Aunque requería de mucho dinero, sus ingresos eran fabulosos pero nunca le cobró al Metropolitan más de 2 mil quinientos dólares por actuación, alegando que en el mundo no había ningún cantante que pudiera dar más de ese monto en una actuación. En los cheques que recibía por sus apariciones en diferentes teatros solía evaluar su actuación. En el cheque por cantar Manon escribió “buona”; pero en el de Rigoletto garabateó “Meravigliosa”. No obstante, su afabilidad era dominada por su temperamento fuerte. A pesar de su siempre amigable disposición, no toleraba a los críticos. Cierto comentario de prensa adverso a una actuación, lo recortó y lo pegó en el camerino con una palabra que escribió en el papel: “¡Embustero!”.

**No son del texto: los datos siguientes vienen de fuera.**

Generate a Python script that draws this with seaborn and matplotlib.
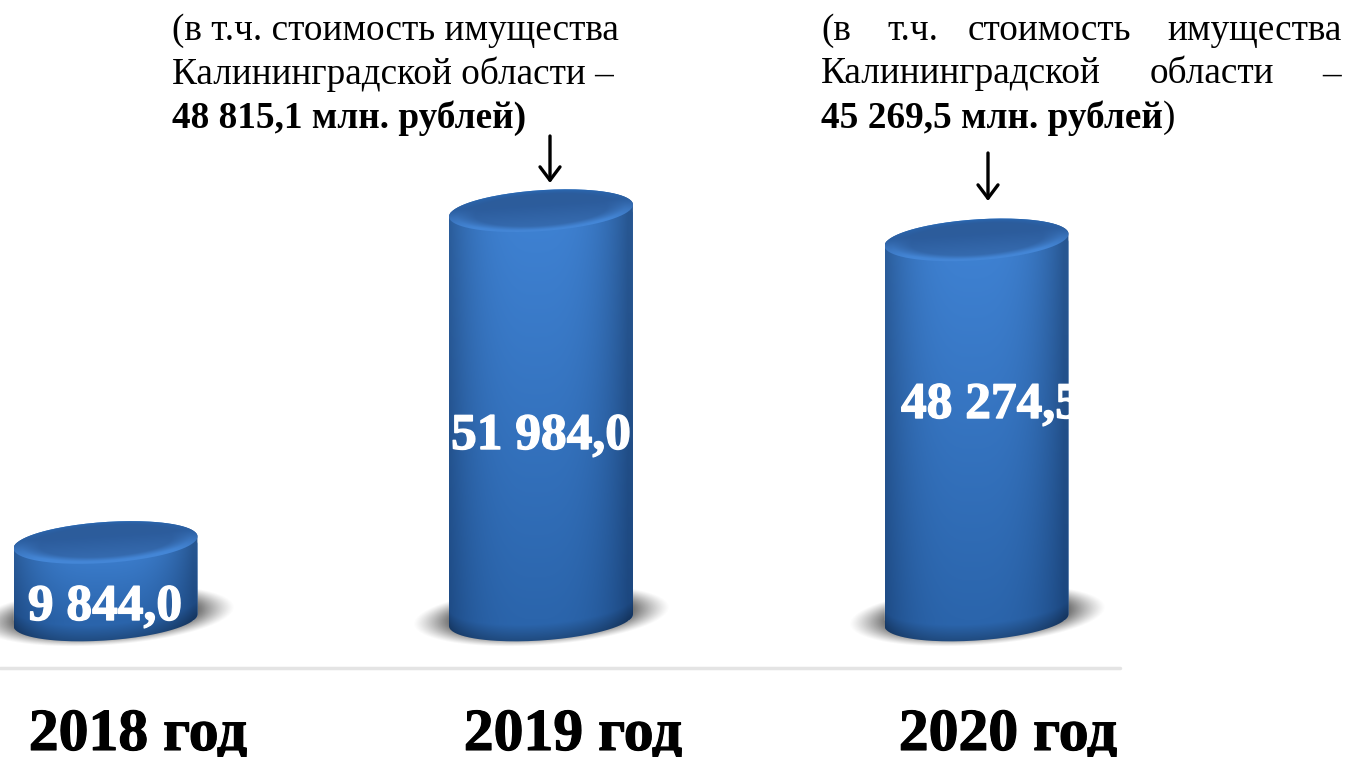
import numpy as np
import matplotlib
matplotlib.use("Agg")
import matplotlib.pyplot as plt
import matplotlib.patheffects as pe
from matplotlib.path import Path
import seaborn as sns

# data
years = ["2018 год", "2019 год", "2020 год"]
values = [9844.0, 51984.0, 48274.5]
value_labels = ["9 844,0", "51 984,0", "48 274,5"]

W, H = 1347, 757
STEP = 435.5        # px between categories
X0 = 105.5          # px of first category
BASE = 620          # px of zero line
VAL_PER_PX = 127.0
BAR_W = 184 / STEP
SLOPE = 0.065
B = 20.5


def P(x, y):
    # px of the reference -> data coordinates
    return (x - X0) / STEP, (BASE - y) * VAL_PER_PX


def arc(cx, cy, t):
    x = cx + 92 * np.cos(t)
    y = cy - SLOPE * (x - cx) - B * np.sin(t)
    return x, y


def to_path(xs, ys):
    dx, dy = P(np.asarray(xs), np.asarray(ys))
    return Path(np.column_stack([dx, dy]))


def draw_image(ax, rgba, x0, x1, y0, y1, clip=None, z=3):
    # y0 is the upper px edge, y1 the lower one
    left, top = P(x0, y0)
    right, bottom = P(x1, y1)
    im = ax.imshow(rgba, extent=(left, right, bottom, top), origin="upper",
                   aspect="auto", interpolation="bilinear", zorder=z)
    if clip is not None:
        im.set_clip_path(clip, ax.transData)
    return im


def mix(c1, c2, t):
    t = np.clip(t, 0, 1)[..., None]
    return np.array(c1) * (1 - t) + np.array(c2) * t


def rgb(h):
    return np.array(matplotlib.colors.to_rgb(h))


sns.set_theme(style="white")
plt.rcParams["font.family"] = ["Liberation Serif", "DejaVu Serif"]

fig = plt.figure(figsize=(W / 100, H / 100), dpi=100, facecolor="white")
ax = fig.add_axes([0, 0, 1, 1])
sns.barplot(x=years, y=values, order=years, color="#2f68b0", width=BAR_W,
            saturation=1, ax=ax, zorder=2)
ax.set_axis_off()

for bar in ax.patches[:len(years)]:
    cx = (bar.get_x() + bar.get_width() / 2) * STEP + X0
    top_y = BASE - bar.get_height() / VAL_PER_PX
    left, right = cx - 92, cx + 92

    # shadow
    xx, yy = np.meshgrid(np.arange(cx - 140, cx + 140), np.arange(BASE - 45, BASE + 40))
    dx = xx - cx
    dy = yy - (BASE - 5 - SLOPE * dx)
    r = np.sqrt((dx / 128) ** 2 + (dy / 30) ** 2)
    shadow = np.zeros(xx.shape + (4,))
    shadow[..., :3] = rgb("#666666")
    shadow[..., 3] = 0.9 * np.clip((1 - r) / 0.28, 0, 1) ** 1.2
    draw_image(ax, shadow, cx - 140, cx + 140, BASE - 45, BASE + 40, z=1)

    # cylinder body
    t_low = np.linspace(np.pi, 2 * np.pi, 80)
    t_up = np.linspace(0, np.pi, 80)
    xb, yb = arc(cx, BASE, t_low)
    xt, yt = arc(cx, top_y, t_up)
    body = to_path(np.r_[xb, xt, xb[0]], np.r_[yb, yt, yb[0]])
    bar.set_clip_path(body, ax.transData)

    xx, yy = np.meshgrid(np.linspace(left, right, 184),
                         np.linspace(top_y - 30, BASE + 30, 300))
    u = (xx - cx) / 92
    v = np.clip((yy - top_y) / (BASE - top_y), 0, 1)
    centre = mix(rgb("#3f82d3"), rgb("#2b65ac"), v)
    edge = mix(rgb("#285792"), rgb("#1c477f"), v)
    blend = np.clip(np.abs(u + 0.05) ** 3.0, 0, 1)
    img = centre * (1 - blend[..., None]) + edge * blend[..., None]
    # darker lower rim
    low = BASE + B * np.sqrt(np.clip(1 - u ** 2, 0, 1)) - SLOPE * (xx - cx)
    dark = np.clip((yy - (low - 16)) / 16, 0, 1)
    img = img * (1 - 0.25 * dark[..., None])
    rgba = np.dstack([img, np.ones(xx.shape)])
    draw_image(ax, rgba, left, right, top_y - 30, BASE + 30, clip=body)

    # top face
    t_all = np.linspace(0, 2 * np.pi, 160)
    xe, ye = arc(cx, top_y, t_all)
    top_path = to_path(xe, ye)
    xx, yy = np.meshgrid(np.linspace(left, right, 184),
                         np.linspace(top_y - 32, top_y + 32, 128))
    u = (xx - cx) / 92
    w = (yy - top_y + SLOPE * (xx - cx)) / B
    rr = np.sqrt(u ** 2 + w ** 2)
    face = mix(rgb("#2c5c9c"), rgb("#356aae"), np.clip(w + 0.3, 0, 1))
    rim = np.clip((rr - 0.72) / 0.2, 0, 1) * np.clip(w + 0.35, 0, 1)
    face = face * (1 - rim[..., None]) + rgb("#4486d6") * rim[..., None]
    upper = np.clip((rr - 0.82) / 0.18, 0, 1) * np.clip(-w, 0, 1)
    face = face * (1 - upper[..., None]) + rgb("#2a67b0") * upper[..., None]
    rgba = np.dstack([face, np.ones(xx.shape)])
    draw_image(ax, rgba, left, right, top_y - 32, top_y + 32, clip=top_path, z=4)

# value labels, the last one runs off the cylinder edge as in the source
label_pos = [(105, 608), (541, 437), (901, 406)]
for i, (lab, (lx, ly)) in enumerate(zip(value_labels, label_pos)):
    ha = "left" if i == 2 else "center"
    ax.text(*P(lx, ly), lab, color="white", fontsize=37, fontweight="bold",
            ha=ha, va="center", zorder=6,
            path_effects=[pe.withStroke(linewidth=1, foreground="white")])

# separator
ax.plot(*zip(P(0, 668), P(1120, 668)), color="#e4e4e4", lw=2.5, zorder=1)

# year labels
for i, year in enumerate(years):
    ax.text(*P([138, 573, 1008][i], 736), year, color="black", fontsize=43,
            fontweight="bold", ha="center", va="center", zorder=6,
            path_effects=[pe.withStroke(linewidth=0.8, foreground="black")])

# notes above the bars
NOTE = 26.8
notes = [
    (172, 31, "(в т.ч. стоимость имущества", "normal"),
    (172, 74, "Калининградской области –", "normal"),
    (172, 118, "48 815,1 млн. рублей)", "bold"),
    (821, 31, "(в", "normal"), (887, 31, "т.ч.", "normal"),
    (968, 31, "стоимость", "normal"), (1167, 31, "имущества", "normal"),
    (821, 74, "Калининградской", "normal"), (1150, 74, "области", "normal"),
    (1322, 74, "–", "normal"),
    (821, 118, "45 269,5 млн. рублей", "bold"), (1163, 118, ")", "normal"),
]
for nx, ny, txt, weight in notes:
    ax.text(*P(nx, ny), txt, fontsize=NOTE, fontweight=weight, color="black",
            ha="left", va="center", zorder=6)

# arrows
for ax_x, y0, y1 in [(550, 136, 183), (988, 153, 201)]:
    ax.annotate("", xy=P(ax_x, y1), xytext=P(ax_x, y0), zorder=6,
                arrowprops=dict(arrowstyle="->,head_length=0.8,head_width=0.6",
                                color="black", lw=2.4, shrinkA=0, shrinkB=0))

ax.set_xlim(P(0, 0)[0], P(W, 0)[0])
ax.set_ylim(P(0, H)[1], P(0, 0)[1])
fig.savefig("out.png", dpi=100, facecolor="white")
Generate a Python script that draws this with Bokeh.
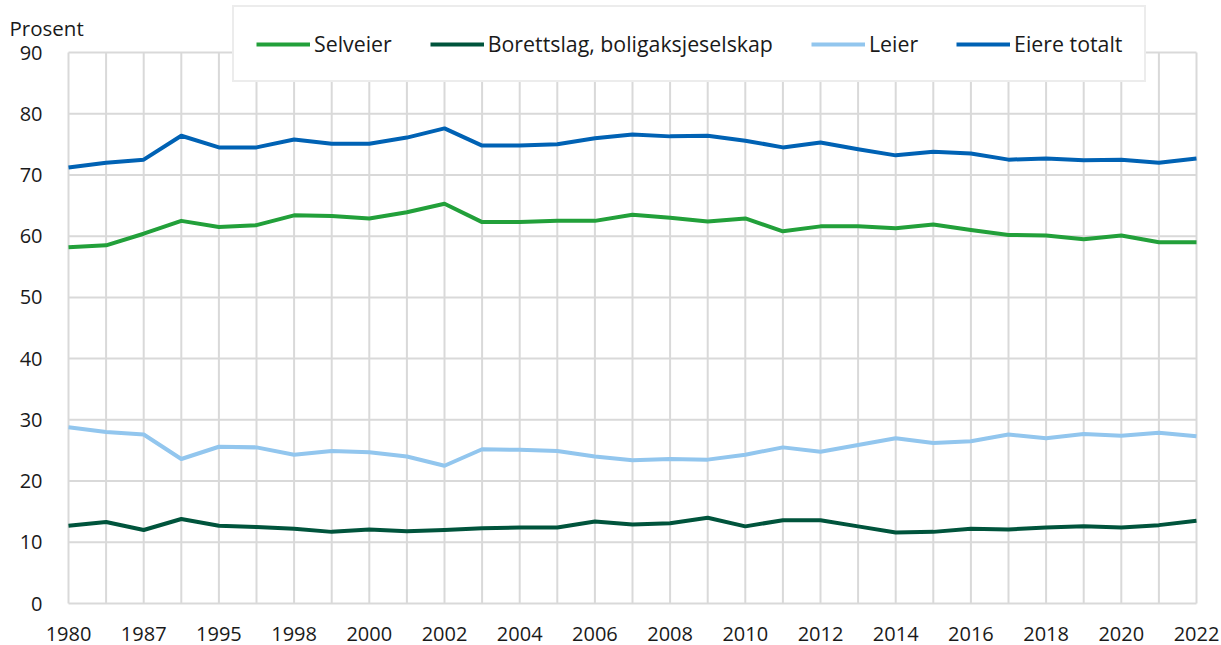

Generoso, durante una actuación en Navidad tomó sus dos mil quinientos dólares de paga, los cambió por monedas de oro, que se metió en su disfraz para, al nomás cerrar la cortina, lanzarlas sobre el personal técnico detrás de bastidores. También era espléndido con los pobres fuera del teatro y nunca le negaba una ayuda a nadie. Como le señalaran que nunca podría distinguir a auténticos necesitados de los aprovechadores, decía que entonces debía de darle a todos.

A su muerte, su fortuna alcanzaba nueve millones de dólares. Grandes millonarios, como los poderosos Vandervilt y los Astor, lo contrataban por dos o tres mil dólares para solo cantar unas cuantas arias en sus veladas de la Quinta Avenida. También filmó dos películas silentes y cobró 100 mil por cada una.

Para no viajar en tren o tener que sufrir los hoteles y las malas comidas, trazó sus honorarios en 3 mil dólares por actuación. Eventualmente aceptó ofertas similares y viajó por todo el país. En Texas cantó para 8 mil tejanos en un teatro que llevaba el improbable nombre de Cow Palace (El Palacio de la Vaca).

Como era muy echador de broma, en una presentación de La Bohème le puso una salchicha caliente en la mano de Mimí, cantada por la altiva y famosísima australiana Nellie Melba. Cuando ésta la palpó y la soltó, horrorizada, Caruso le susurró: “English lady no like sausage?” (¿A dama inglesa no gustar salchicha?).

De todas sus grabaciones, la más memorable fue su “Donna é Mobile”, que se difundió en docenas de países. Esta aria se hizo tan popular que una encopetada e ignorante dama suramericana, al escuchársela cantar en el Metropolitan, emocionada, haló por el saco a su esposo y le dijo: “Oye, mi amor, ¡Caruso está cantando ‘Doña Panchíbida’!”.


BOMBAS Y CARRERAS

Cuando hacía temporada en La Habana, Enrico Caruso casi pierde la vida, pues en la noche del 13 de junio de 1920, durante el segundo acto de Aída, lanzaron una bomba al teatro. Cristóbal Díaz Ayala describe el incidente de esa noche explicando que, por esa razón, el famoso tenor tuvo que dejar el escenario y “salir disparado, corriendo por la calle de Neptuno, disfrazado de Radamés”.

El tenor llegó a ganar 10 millones de dólares en toda su carrera. Nunca pidió a la Ópera Metropolitana de Nueva York (en donde debutó en 1903 y cantó su última aria en 1920) más de 2 mil quinientos dólares por actuación; pero en Cuba y México cobró muchos miles más. Hay quien afirma que el gran tenor obtuvo 10 mil dólares por nueve funciones que tuvieron lugar en La Habana en ese mismo año.

El cartel fue presentado por el audaz empresario Adolfo Bracale quien, a su vez, también se ganó diez mil dólares, por lo que alguien comentó que, de haber sido eso así, la bomba se la debieron poner a Bracale y no a Caruso.